WORK TO DO >> Each line from the start of the data below through the one containing "var myChart = echarts.init(document.getElementById('chart'));" must be reproduced exactly.

* BEGIN MATERIAL PROVIDED *

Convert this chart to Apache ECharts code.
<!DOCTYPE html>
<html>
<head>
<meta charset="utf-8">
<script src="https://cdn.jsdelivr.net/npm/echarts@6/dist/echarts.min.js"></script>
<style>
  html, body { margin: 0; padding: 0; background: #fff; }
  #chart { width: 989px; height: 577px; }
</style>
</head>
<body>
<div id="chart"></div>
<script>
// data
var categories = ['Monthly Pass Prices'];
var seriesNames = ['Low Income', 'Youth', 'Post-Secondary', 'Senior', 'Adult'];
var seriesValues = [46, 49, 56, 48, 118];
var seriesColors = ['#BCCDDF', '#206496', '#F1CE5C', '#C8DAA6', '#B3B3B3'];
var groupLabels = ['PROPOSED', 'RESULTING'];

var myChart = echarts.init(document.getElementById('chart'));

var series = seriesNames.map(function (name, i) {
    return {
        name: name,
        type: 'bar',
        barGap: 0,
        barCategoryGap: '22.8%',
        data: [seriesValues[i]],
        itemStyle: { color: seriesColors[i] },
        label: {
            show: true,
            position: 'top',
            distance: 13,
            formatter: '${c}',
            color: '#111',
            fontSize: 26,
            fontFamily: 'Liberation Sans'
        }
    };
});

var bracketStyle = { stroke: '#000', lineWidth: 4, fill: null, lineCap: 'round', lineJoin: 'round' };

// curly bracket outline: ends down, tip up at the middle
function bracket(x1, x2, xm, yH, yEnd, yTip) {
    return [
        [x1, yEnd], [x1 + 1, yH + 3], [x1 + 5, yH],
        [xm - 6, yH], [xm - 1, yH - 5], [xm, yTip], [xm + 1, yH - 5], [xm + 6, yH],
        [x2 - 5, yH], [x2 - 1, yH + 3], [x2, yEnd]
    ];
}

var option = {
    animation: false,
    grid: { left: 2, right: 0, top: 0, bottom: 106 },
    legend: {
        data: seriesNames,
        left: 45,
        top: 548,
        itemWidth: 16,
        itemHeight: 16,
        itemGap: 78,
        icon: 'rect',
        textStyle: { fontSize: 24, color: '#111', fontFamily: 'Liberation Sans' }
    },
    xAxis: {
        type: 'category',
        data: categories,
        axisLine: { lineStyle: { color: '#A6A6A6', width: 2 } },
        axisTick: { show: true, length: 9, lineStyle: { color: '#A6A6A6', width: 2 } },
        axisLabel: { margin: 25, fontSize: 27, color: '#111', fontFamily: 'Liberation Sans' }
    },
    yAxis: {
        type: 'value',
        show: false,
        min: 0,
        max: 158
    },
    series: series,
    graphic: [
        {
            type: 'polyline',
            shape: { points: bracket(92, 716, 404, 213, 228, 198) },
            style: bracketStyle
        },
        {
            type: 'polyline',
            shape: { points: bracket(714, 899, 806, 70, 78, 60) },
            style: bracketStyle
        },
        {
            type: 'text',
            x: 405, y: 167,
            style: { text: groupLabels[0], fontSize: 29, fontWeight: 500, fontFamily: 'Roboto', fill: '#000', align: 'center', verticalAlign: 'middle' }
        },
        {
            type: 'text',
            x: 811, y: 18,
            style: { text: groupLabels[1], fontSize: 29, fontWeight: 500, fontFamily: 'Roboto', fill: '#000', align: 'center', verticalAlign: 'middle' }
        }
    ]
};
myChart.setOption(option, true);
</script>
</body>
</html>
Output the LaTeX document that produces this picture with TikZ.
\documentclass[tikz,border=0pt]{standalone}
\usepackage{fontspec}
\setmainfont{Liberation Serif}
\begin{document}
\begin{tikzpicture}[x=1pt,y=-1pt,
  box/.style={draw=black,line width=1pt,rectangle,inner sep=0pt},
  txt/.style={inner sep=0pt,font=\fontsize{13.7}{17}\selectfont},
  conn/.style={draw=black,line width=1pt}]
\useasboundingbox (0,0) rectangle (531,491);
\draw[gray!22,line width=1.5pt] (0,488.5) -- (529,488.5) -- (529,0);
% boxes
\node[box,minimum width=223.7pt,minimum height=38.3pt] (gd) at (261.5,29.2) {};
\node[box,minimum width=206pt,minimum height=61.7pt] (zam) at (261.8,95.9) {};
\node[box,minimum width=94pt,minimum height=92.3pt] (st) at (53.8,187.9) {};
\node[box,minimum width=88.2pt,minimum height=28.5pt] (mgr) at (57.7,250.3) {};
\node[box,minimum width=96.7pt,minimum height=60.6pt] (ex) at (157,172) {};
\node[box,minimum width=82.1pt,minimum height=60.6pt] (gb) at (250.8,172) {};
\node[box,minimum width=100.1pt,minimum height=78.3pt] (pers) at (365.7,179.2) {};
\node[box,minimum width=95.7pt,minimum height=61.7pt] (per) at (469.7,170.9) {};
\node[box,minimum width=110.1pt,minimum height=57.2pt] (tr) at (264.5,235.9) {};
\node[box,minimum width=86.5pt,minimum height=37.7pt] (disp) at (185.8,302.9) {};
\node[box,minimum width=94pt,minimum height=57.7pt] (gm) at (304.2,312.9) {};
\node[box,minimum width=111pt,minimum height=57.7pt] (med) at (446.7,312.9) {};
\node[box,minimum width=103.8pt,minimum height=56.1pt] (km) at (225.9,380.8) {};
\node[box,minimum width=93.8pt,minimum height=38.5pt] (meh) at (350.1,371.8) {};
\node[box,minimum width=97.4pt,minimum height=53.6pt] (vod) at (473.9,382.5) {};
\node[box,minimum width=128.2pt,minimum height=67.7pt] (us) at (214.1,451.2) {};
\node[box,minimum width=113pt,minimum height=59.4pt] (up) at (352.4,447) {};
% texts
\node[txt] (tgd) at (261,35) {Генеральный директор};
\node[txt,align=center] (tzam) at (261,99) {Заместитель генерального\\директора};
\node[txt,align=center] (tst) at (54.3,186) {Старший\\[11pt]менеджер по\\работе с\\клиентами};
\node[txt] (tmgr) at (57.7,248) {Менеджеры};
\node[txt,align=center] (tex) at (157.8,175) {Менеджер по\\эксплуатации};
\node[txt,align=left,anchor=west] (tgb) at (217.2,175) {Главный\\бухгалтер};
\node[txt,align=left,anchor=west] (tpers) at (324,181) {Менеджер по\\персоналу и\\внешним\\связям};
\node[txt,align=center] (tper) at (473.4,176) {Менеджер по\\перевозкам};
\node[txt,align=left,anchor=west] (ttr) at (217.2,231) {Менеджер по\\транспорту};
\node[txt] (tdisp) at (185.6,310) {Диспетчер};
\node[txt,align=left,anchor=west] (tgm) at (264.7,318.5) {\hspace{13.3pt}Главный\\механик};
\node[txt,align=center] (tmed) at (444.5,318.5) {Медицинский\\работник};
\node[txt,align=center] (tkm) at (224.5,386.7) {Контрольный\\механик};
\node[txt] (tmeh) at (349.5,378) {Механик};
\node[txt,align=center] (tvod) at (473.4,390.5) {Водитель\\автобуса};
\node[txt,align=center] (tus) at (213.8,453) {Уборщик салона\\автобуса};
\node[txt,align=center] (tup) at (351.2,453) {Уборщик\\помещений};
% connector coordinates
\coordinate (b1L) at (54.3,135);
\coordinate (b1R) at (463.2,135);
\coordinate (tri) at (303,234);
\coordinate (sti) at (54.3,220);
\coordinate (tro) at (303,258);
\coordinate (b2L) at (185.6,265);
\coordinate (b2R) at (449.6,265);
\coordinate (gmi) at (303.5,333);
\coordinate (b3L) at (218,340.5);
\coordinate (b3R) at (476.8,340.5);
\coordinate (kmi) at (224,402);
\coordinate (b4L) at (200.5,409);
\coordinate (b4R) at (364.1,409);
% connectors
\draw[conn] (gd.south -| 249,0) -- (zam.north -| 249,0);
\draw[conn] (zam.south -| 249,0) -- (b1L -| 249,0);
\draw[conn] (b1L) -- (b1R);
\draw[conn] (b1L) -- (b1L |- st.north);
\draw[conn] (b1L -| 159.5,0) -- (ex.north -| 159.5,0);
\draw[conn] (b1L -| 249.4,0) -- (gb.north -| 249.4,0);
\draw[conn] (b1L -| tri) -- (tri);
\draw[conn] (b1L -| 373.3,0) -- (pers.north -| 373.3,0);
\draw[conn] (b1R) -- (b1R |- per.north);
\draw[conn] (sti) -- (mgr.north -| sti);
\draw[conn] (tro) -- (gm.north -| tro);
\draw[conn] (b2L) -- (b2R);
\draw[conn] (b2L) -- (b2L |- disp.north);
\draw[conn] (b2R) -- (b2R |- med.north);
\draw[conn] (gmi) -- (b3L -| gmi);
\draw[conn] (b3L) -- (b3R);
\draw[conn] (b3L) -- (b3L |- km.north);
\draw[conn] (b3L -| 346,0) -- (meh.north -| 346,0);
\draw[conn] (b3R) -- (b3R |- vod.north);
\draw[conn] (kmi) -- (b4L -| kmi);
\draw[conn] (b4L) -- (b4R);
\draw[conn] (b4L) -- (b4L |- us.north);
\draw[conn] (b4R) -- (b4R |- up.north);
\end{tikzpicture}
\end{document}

* END MATERIAL PROVIDED *

EXPECTED ANSWER >>
Convert this chart to Apache ECharts code.
<!DOCTYPE html>
<html>
<head>
<meta charset="utf-8">
<script src="https://cdn.jsdelivr.net/npm/echarts@6/dist/echarts.min.js"></script>
<style>
  html, body { margin: 0; padding: 0; background: #fff; }
  #chart { width: 989px; height: 577px; }
</style>
</head>
<body>
<div id="chart"></div>
<script>
// data
var categories = ['Monthly Pass Prices'];
var seriesNames = ['Low Income', 'Youth', 'Post-Secondary', 'Senior', 'Adult'];
var seriesValues = [46, 49, 56, 48, 118];
var seriesColors = ['#BCCDDF', '#206496', '#F1CE5C', '#C8DAA6', '#B3B3B3'];
var groupLabels = ['PROPOSED', 'RESULTING'];

var myChart = echarts.init(document.getElementById('chart'));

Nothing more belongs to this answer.